I know these truths from a personal level because my mother was sent to one of them, La Pointe Hall in Fort Simpson; she persevered and went on to become an air force pilot for the Royal Canadian Armed Forces.

 

The level of trauma within the indigenous communities, the fallout of colonialism, and a calculated genocide within North America leads to more often than not a chaotic childhood for indigenous children as suicide and substance abuse are rampant and my childhood was one of turmoil.

 

I found solace in English literature. I learned to read at a high level from a young age and immersed myself in the writings of Mark Twain, Frances Eliza Hodgson Burnett, and Charles Dickens. Books such as Huckleberry Finn, The Secret Garden, and Oliver Twist were stories I went back to repeatedly, bringing me comfort in a world that was very unstable. 
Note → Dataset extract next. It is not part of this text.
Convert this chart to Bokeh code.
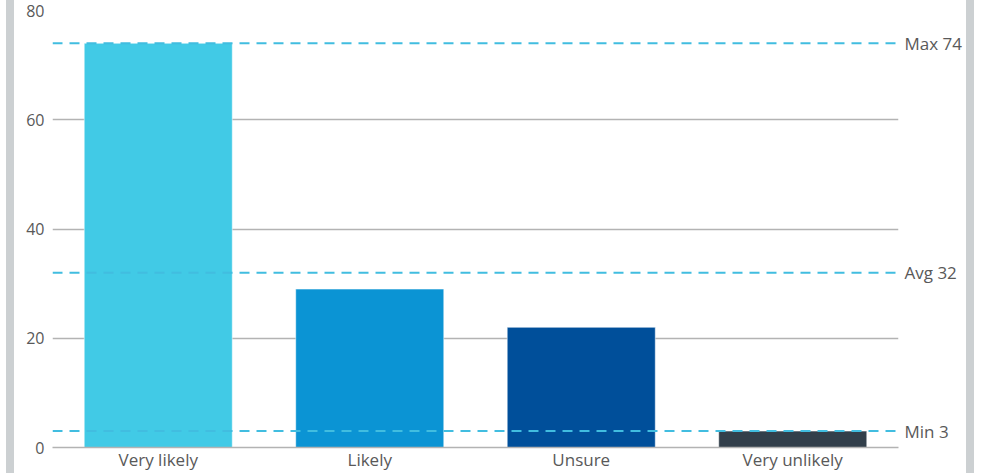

As a young adult I was led to academia through my incessant wondering as to why all these things had been done to us, the American Indians. As my knowledge base grew, I matured into an understanding that this oppression isn’t something that is necessarily unique to North America but is a pattern being enacted on a global stage and it is through awareness that we can put an end to it. Who controls the past controls the future and every single being deserves a peaceful life full of abundance and joy.

 

Then I lost my own son, and my very faith was shaken to its core, I completely left my academic life and started writing stories, my people’s stories and it is there I found not only god but love, a universal love, an understanding that regardless of everything this earth is wondrous and spectacular and she’s worth all of us coming together to protect and have reverence for.

 

Q: I’m so sorry about the loss of your son…

 

I know that the novel was based on a true story--what did you see as the right balance between history and fiction as you worked on the book?

 

A: All I See is Violence is about 75 percent factual, with a speckling of fiction brought through the characters, Little Wolf and Nancy.

 

Their relationships are also fictitious but they are set amongst very important points in modern historical, defining moments that have shaped our current reality, so it was important to me to keep so much of it grounded in actual happenings.

 

I am a mother and I have daughters and just as my ancestors taught me, I teach them our history through stories.

 

When I was researching the last battles of the Indian Wars, I was drawn to the story of General Custer. His life is like a Shakespearean tragedy. The more I researched him the more inconceivable it became and shocking that he died the way he did.

 

He was a valiant and talented warrior, and some readers are taken aback by his inclusion. If you read his autobiography, you’ll find a vain, confident human and he had every reason to be.

 

I wanted Custer to be the juxtaposition to Little Wolf to illustrate the 19th-century cultural differences and to weave alongside one another like two steam engines about to hit head-on. And I needed a vehicle for this information, and I couldn’t have asked for a more sensational one.

 

So, I chose to use Custer to include the academic knowledge of governmental policies of the 19th century. Readers who struggle with him need to still their mind and see past any sort of projection. Friction is our greatest teacher. It is here you can learn a deeper version of yourself, and you will come out with a greater wisdom.

 

Q: What do you hope readers take away from the story?

 

A: What I hope readers take away from my work is that the only thing that will ever matter is love, and some things can be fleeting, a moment that passes you by, but love is eternal, it can withstand anything thrown at it and I see this in my people, despite everything that has been done to us, here we are, here I am, still standing, still telling our stories.

 

And to every person who is willing to read my story I want to thank you. It is with an immense honor and gratitude to share our history with you, for we are all one and our story, our history is also yours, and may we all forge a better future together.

 

Q: What are you working on now?

 

A: I am currently working on the life story of the Apache warrior Geronimo. He evaded the American military for close to three decades and won battles against a thousand-armed forces with 50 warriors at his side and one of the most important being Chief Victorio’s sister, Lozen, a female warrior with supernatural capabilities. Their allies were Magnas Colorado and Cochise. This is their story, the return of the Bird Tribe.